Mr. Bremner’s American Philanthropy has had less to build on, and is less satisfying. It may seem self-serving for a specialist on ethnic groups to point out that ethnic factors play almost no role in Mr. Bremner’s book (there is no item in the index under “Immigration” or “Immigrants”). And yet I think there is no question that the division of the American people into different ethnic and racial elements is as important for the understanding of its past and present as its division into classes and statuses. One is left often, in this book, with the feeling that there is no social scene surrounding the events Mr. Bremner describes. Whom, one asks, were these Charity Organization Societies in the big cities in the late 19th century advising and helping? How did their clientele affect their work, and their attitudes? Where was misery concentrated—among what types, what social elements, and how did this govern the development of philanthropy and social work? Nor is there any discussion of the peculiar development of social services along religious lines.
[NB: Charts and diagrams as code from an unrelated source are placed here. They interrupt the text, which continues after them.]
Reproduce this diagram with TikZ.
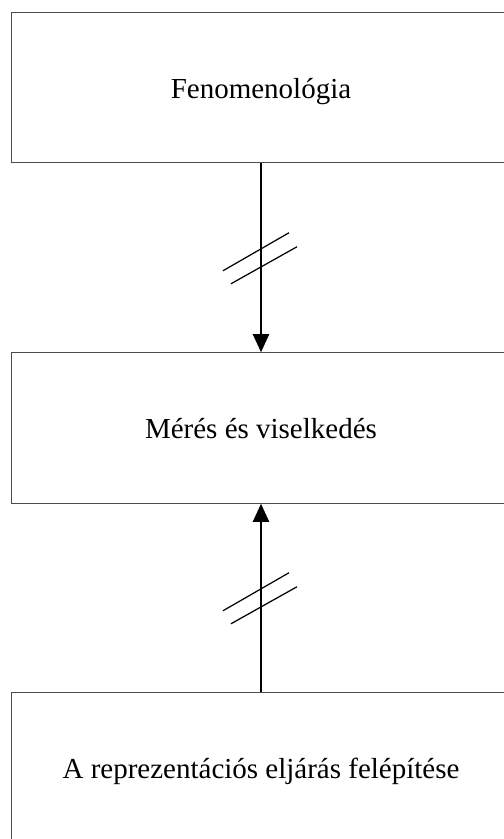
\documentclass[tikz,border=0pt]{standalone}
\usepackage{fontspec}
\setmainfont{Liberation Serif}
\usetikzlibrary{arrows.meta}
\tikzset{
  level/.style={draw=black!70, line width=0.6pt, minimum width=10cm, minimum height=3.01cm, text height=12pt, text depth=0pt, font=\fontsize{16.5}{20}\selectfont},
  link/.style={draw, line width=1.1pt, -{Triangle[length=0.36cm, width=0.32cm]}},
  brk/.style={draw, line width=0.7pt}
}
\begin{document}
\begin{tikzpicture}[x=0.02cm, y=-0.02cm]
\clip (0,0) rectangle (504,839);
\node[level] (fen) at (261,87.5) {Fenomenológia};
\node[level] (mer) at (261,428) {Mérés és viselkedés};
\node[level] (rep) at (261,767.5) {A reprezentációs eljárás felépítése};
\path[link] (fen) -- coordinate[pos=0.5] (m1) (mer);
\path[link] (rep) -- coordinate[pos=0.5] (m2) (mer);
\path[brk] ([shift={(-38,13)}]m1) -- ([shift={(28,-25)}]m1);
\path[brk] ([shift={(-30,26)}]m1) -- ([shift={(36,-11)}]m1);
\path[brk] ([shift={(-38,13)}]m2) -- ([shift={(28,-25)}]m2);
\path[brk] ([shift={(-30,26)}]m2) -- ([shift={(36,-11)}]m2);
\end{tikzpicture}
\end{document}
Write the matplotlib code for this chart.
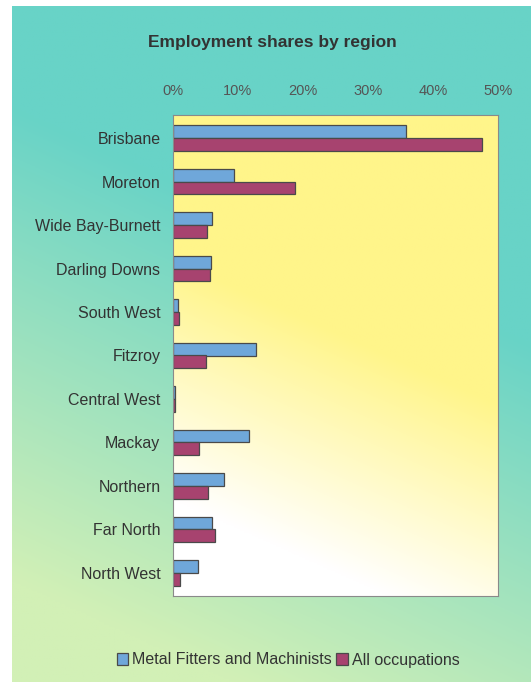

But whatever their varying degrees of success, one receives from all three books an exciting idea of how the history of American civilization can be presented. In the past, when one looked at a history of American education, or a history of social work, one took it for granted that it had been written by and for professional educationists and social workers. And yet these and other specialized institutions do form part, and an increasingly important part, of the whole fabric of American civilization. They demand the same broad view, knowledge, training, and sophistication that have been devoted to problems of American political and economic history, and which people working entirely within special institutional areas have found it difficult to develop. The Chicago History of American Civilization helps place such subjects more firmly in the broad stream of knowledge which educated people think of as American history.